In 1978, Mr. Grant was named Music Director of the Lethbridge Symphony Orchestra in Alberta. Over the sixteen years he held this position, he developed the Lethbridge Symphony into one of Canada’s finest semi-professional musical organizations – establishing Musaeus as its resident professional chamber ensemble, founding the Southern Alberta Chamber Orchestra, and expanding the season from seven to a total of approximately sixty performances of various kinds per year. During his years in Lethbridge, he continued to develop as a composer in an ideal situation where his writing was part of his normal activities within the community. He also appeared as a guest conductor with orchestras in both Canada and the United States while remaining active as an oboist and pedagogue, teaching both in Lethbridge and at the biannual Canadian Festival of Youth Orchestras at the Banff Centre, and presenting countless performances and broadcasts as a member of Musaeus throughout Alberta and as far afield as the former Soviet Union. In 1998, in recognition of his accomplishments in Lethbridge, he was presented with the Heinz Unger Award at the national conference of the Association of Canadian Orchestras.

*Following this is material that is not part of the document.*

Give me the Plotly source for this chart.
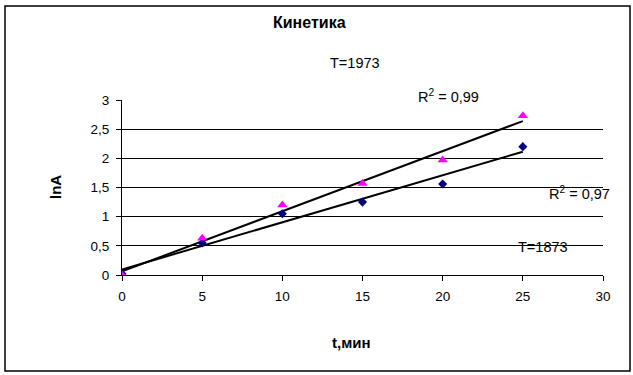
import numpy as np
import plotly.graph_objects as go

# Data
t_min = [0, 5, 10, 15, 20, 25]
lnA_1873 = [0.02, 0.55, 1.05, 1.25, 1.56, 2.20]
lnA_1973 = [0.00, 0.63, 1.20, 1.57, 1.97, 2.73]
x_ticks = [0, 5, 10, 15, 20, 25, 30]
y_ticks = [0, 0.5, 1, 1.5, 2, 2.5, 3]
grid_vals = [0.5, 1, 1.5, 2, 2.5]

W, H = 633, 375
L, T, R, B = 122, 100, 30, 100
PW, PH = W - L - R, H - T - B


def px(x):
    return (x - L) / PW


def py(y):
    return (H - B - y) / PH


FONT = "Liberation Sans, Arial, sans-serif"

fig = go.Figure()

# trend lines (linear fits)
for ys in (lnA_1973, lnA_1873):
    k, b = np.polyfit(t_min, ys, 1)
    xs = [t_min[0], t_min[-1]]
    fig.add_trace(go.Scatter(x=xs, y=[k * v + b for v in xs], mode="lines",
                             line=dict(color="black", width=2), showlegend=False,
                             hoverinfo="skip"))

fig.add_trace(go.Scatter(x=t_min, y=lnA_1873, mode="markers", name="T=1873",
                         marker=dict(symbol="diamond", color="#000080", size=7),
                         showlegend=False))
fig.add_trace(go.Scatter(x=t_min, y=lnA_1973, mode="markers", name="T=1973",
                         marker=dict(symbol="triangle-up", color="#FF00FF", size=9),
                         showlegend=False))


def note(text, x, y, size=14.5, **kw):
    return dict(text=text, x=px(x), y=py(y), xref="paper", yref="paper",
                xanchor="center", yanchor="middle", showarrow=False,
                font=dict(size=size), **kw)


fig.update_layout(
    width=W, height=H,
    margin=dict(l=L, r=R, t=T, b=B),
    paper_bgcolor="white", plot_bgcolor="white",
    separators=", ",
    font=dict(family=FONT, size=13, color="black"),
    xaxis=dict(range=[0, 30], tickvals=x_ticks, showgrid=False, zeroline=False,
               showline=True, linecolor="black", linewidth=1,
               ticks="outside", ticklen=5, tickcolor="black",
               tickfont=dict(size=13.5), ticklabelstandoff=4),
    yaxis=dict(range=[0, 3], tickvals=y_ticks, showgrid=False, zeroline=False,
               showline=True, linecolor="black", linewidth=1,
               ticks="outside", ticklen=5, tickcolor="black",
               tickfont=dict(size=13.5), ticklabelstandoff=4,
               minor=dict(tickvals=grid_vals, showgrid=True, gridcolor="black",
                          gridwidth=1, ticks="")),
    annotations=[
        note("<b>Кинетика</b>", 309, 22, 16),
        note("T=1973", 355, 63),
        note("R<sup>2</sup> = 0,99", 448, 96),
        note("R<sup>2</sup> = 0,97", 579, 193),
        note("T=1873", 543, 247),
        note("<b>lnA</b>", 55, 187, 15, textangle=-90),
        note("<b>t,мин</b>", 351, 342, 15),
    ],
    shapes=[
        dict(type="rect", xref="paper", yref="paper",
             x0=px(5), x1=px(630), y0=py(371), y1=py(6),
             line=dict(color="black", width=1.5), layer="above"),
    ],
)

fig.write_html(
    "out.html",
    config={"displayModeBar": False},
    post_script="document.body.style.margin='0';document.body.style.overflow='hidden';",
)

Since returning to Québec in 1995, Mr. Grant has composed commissioned works for various artists and ensembles, including the Montréal Symphony Orchestra, l’Orchestre de chambre de l’Estrie, Ensemble Musica Nova, violinist Martin Beaver, Le Quatuor Claudel, the Canadian Chamber Choir, the Ayorama and Estria Wind Quintets, pianist Paul Stewart and the Ottawa saxophone quartet Saxart. He has performed as a guest conductor and oboist with various orchestras, at the McGill University Faculty of Music and on the National Arts Centre Orchestra’s chamber series at the National Gallery. As a member of the duo Jaï which he formed with his wife, ‘cellist Joanne Grant, he has performed numerous concerts and produced a CD with organist Patrick Wedd. Since the fall of 1999, he has been Artistic Director of the West Island Youth Symphony Orchestra, with whom he toured France in the summer of 2001 and with whom he produced Voix du Nord, the orchestra’s first compact disc.
Over the course of his career, Stewart Grant has also written for artists such as the Edmonton Symphony Orchestra, the Regina Symphony Orchestra, the Hamilton Philharmonic, the Saskatoon Sinfonietta, the Foothills Brass, pianists Charles Foreman and Glen Montgomery, The Thirteen Strings of Ottawa, organist Dom André Laberge and contralto Maureen Forrester. His compositions have been performed by orchestras from coast to coast, including the Vancouver and Newfoundland Symphony Orchestras, Les Violons du Roy, the Saskatoon Symphony Orchestra – for whom he was “Composer of the Season” for 1995-96 – I Musici de Montréal, Symphony Nova Scotia, the National Youth Orchestra and the Manitoba Chamber Orchestra, as well as by artists such as pianist Stéphane Lemelin, The Aeolian Winds and James Sommerville, principal horn of the Boston Symphony Orchestra. His music has been frequently broadcast across Canada on CBC Radio and has been performed in Europe, the United States, India and South America. His works are available through the Canadian Music Centre and the Theodore Presser Company.
The year 2001 saw the release of Sharing Visions, an award-winning television documentary based on Stewart Grant’s Sam Black Sketches that explores the creative process both from his perspective as a composer and from the perspective of painter Sam Black, whose sketches, paintings and prints provided the inspiration for the composition. The film culminates in a performance of the twenty-minute work by the Edmonton Symphony Orchestra under the direction of David Hoyt. A production of Patenaude Communications in association with Dinosaur Soup Productions, it has since been frequently aired on Radio-Canada, CFRN-TV, Canal D and the Canadian arts network Bravo!